If the state turned over the cultural center to Oklahoma City, it would be giving up on an investment of more than $90 million in the building and land that is worth more than $20 million, he said.
“We hope that they'll understand that this is an opportunity to finally complete this so that they would start receiving the tax revenue off of that to pay this debt back,” Wade said.
The state has provided $67.4 million already for construction of the cultural center. In addition, the state appropriates $1.5 million to run the Native American Cultural and Educational Authority and $5.5 million in debt service payments for bond issues for the center.
GOP Gov. Mary Fallin backs a bond issue for the center, but many Republican lawmakers have expressed concern about supporting bond issues this year because it would increase the state's bonding debt. It would cost the state about $2.7 million a year to pay the debt service for a $40 million bond issue spread over 20 years and about $2.2 million for a 30-year bond issue.
Backers of the center announced earlier it has raised $40 million in private money to complete the project. Supporters of the center hope to finish construction and open the facility with the $40 million in private contributions matched by $40 million in state funding.
The half-completed museum at the Interstate 40 and Interstate 35 junction has run out of funding. The state agency responsible for its completion has been trying to raise $80 million to complete the approximately $170 million project by 2014. Any bond proposal for the American Indian Cultural Center and Museum likely would have opposition from Tulsa members unless some type of financing is made available for a proposed Oklahoma Museum of Popular Culture in Tulsa. The center, in the concept stages for five years, would preserve stories of popular culture in Oklahoma.
House Democrats agree with Fallin and back a bond issue for the American Indian Cultural Center and Museum, but disagree with her on a bond issue to repair and restore the state Capitol; Senate Democrats have said they oppose any bond issue if there is a cut in the personal income tax rate.
The state started planning for the project in 1994. Then, the cost estimate was $100 million or about $70 million less than the current estimate.
In 1999, Oklahoma City donated the 300-acre tract of land. Construction began in 2005 after the Legislature approved a $33 million bond issue.
Funding dries up
When funds started to run out in 2008, legislators passed another $25 million bond issue.

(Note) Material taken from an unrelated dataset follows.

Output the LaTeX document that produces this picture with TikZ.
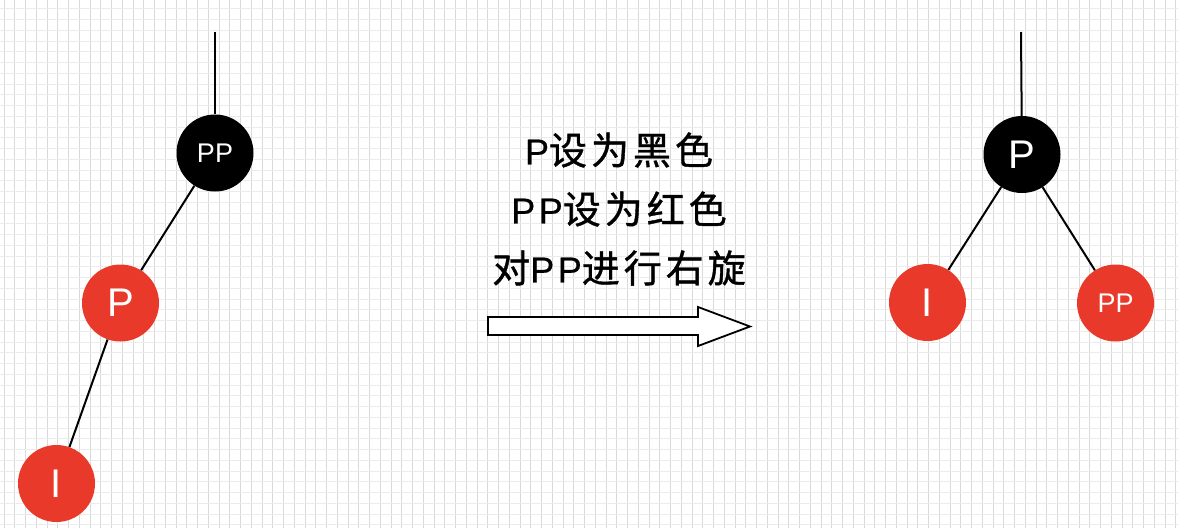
\documentclass[tikz,border=0pt]{standalone}
\usepackage{fontspec}
\setmainfont{Liberation Sans}
\newfontfamily\cjk[LetterSpace=10.5,FakeBold=1]{Noto Sans CJK SC}
\newfontfamily\latinP[LetterSpace=10,FakeBold=0.6]{Liberation Sans}
\definecolor{rbred}{RGB}{233,57,42}
\begin{document}
\begin{tikzpicture}[x=1pt,y=-1pt,
  rbnode/.style={circle,minimum size=77pt,inner sep=0pt,text=white},
  blacknode/.style={rbnode,fill=black},
  rednode/.style={rbnode,fill=rbred},
  edge/.style={line width=2pt,black},
  bigtext/.style={font=\fontsize{40}{40}\selectfont},
  smalltext/.style={font=\fontsize{27}{27}\selectfont},
  caption/.style={font=\fontsize{38}{38}\selectfont\cjk,inner sep=0pt},
  latintext/.style={font=\fontsize{36}{36}\selectfont\latinP},
  vgrid/.style={black!15,line width=1pt},
  hgrid/.style={black!8,line width=1pt},
  arrowbox/.style={fill=white,draw=black,line width=1.8pt,line join=miter}]
\useasboundingbox (0,0) rectangle (1178,528);
\fill[white] (0,0) rectangle (1178,528);
\foreach \k in {0,...,109} {\draw[vgrid] (4+10.75*\k,0) -- (4+10.75*\k,528);}
\foreach \k in {0,...,48} {\draw[hgrid] (0,8.75+10.75*\k) -- (1178,8.75+10.75*\k);}

% left tree
\coordinate (ltop) at (215,32);
\node[blacknode,smalltext] (lpp) at (215,153) {PP};
\node[rednode,bigtext] (lp) at (120.5,303) {P};
\node[rednode,bigtext] (li) at (56.5,483.5) {I};
\draw[edge] (ltop) -- (lpp);
\draw[edge] (lpp) -- (lp);
\draw[edge] (lp) -- (li);

% right tree
\coordinate (rtop) at (1021,32);
\node[blacknode,bigtext] (rp) at (1022,154.5) {P};
\node[rednode,bigtext] (ri) at (927.5,302.5) {I};
\node[rednode,smalltext] (rpp) at (1115.5,303) {PP};
\draw[edge] (rtop) -- (rp);
\draw[edge] (rp) -- (ri);
\draw[edge] (rp) -- (rpp);

% caption
\node[caption] (t1) at (619,150) {{\fontsize{36}{36}\latinP P}设为黑色};
\node[caption] (t2) at (619,209) {{\fontsize{36}{36}\latinP PP}设为红色};
\node[caption] (t3) at (619,268) {对{\fontsize{36}{36}\latinP PP}进行右旋};

% arrow
\draw[arrowbox] (488,317) -- (698,317) -- (698,307) -- (750,326.5) -- (698,346) -- (698,335) -- (488,335) -- cycle;
\end{tikzpicture}
\end{document}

Project officials said at the time they would raise the remaining funds through private donors. The Native American Cultural and Education Authority came back to the state in 2010 for more funds, but the Senate rejected a $43 million bond issue.
Then-Gov. Brad Henry found $6 million in federal stimulus money in 2010 to keep the project going.
Another request for a $40 million bond issue for the center again was rejected by the Senate. That prompted center officials to seek private donors to give $40 million with the promise that the state would match it.
“The Legislature has never made that commitment,” Anderson said.
In addition to state-authorized bonds, the federal government has contributed about $16 million, and tribal contributions have reached about $5 million.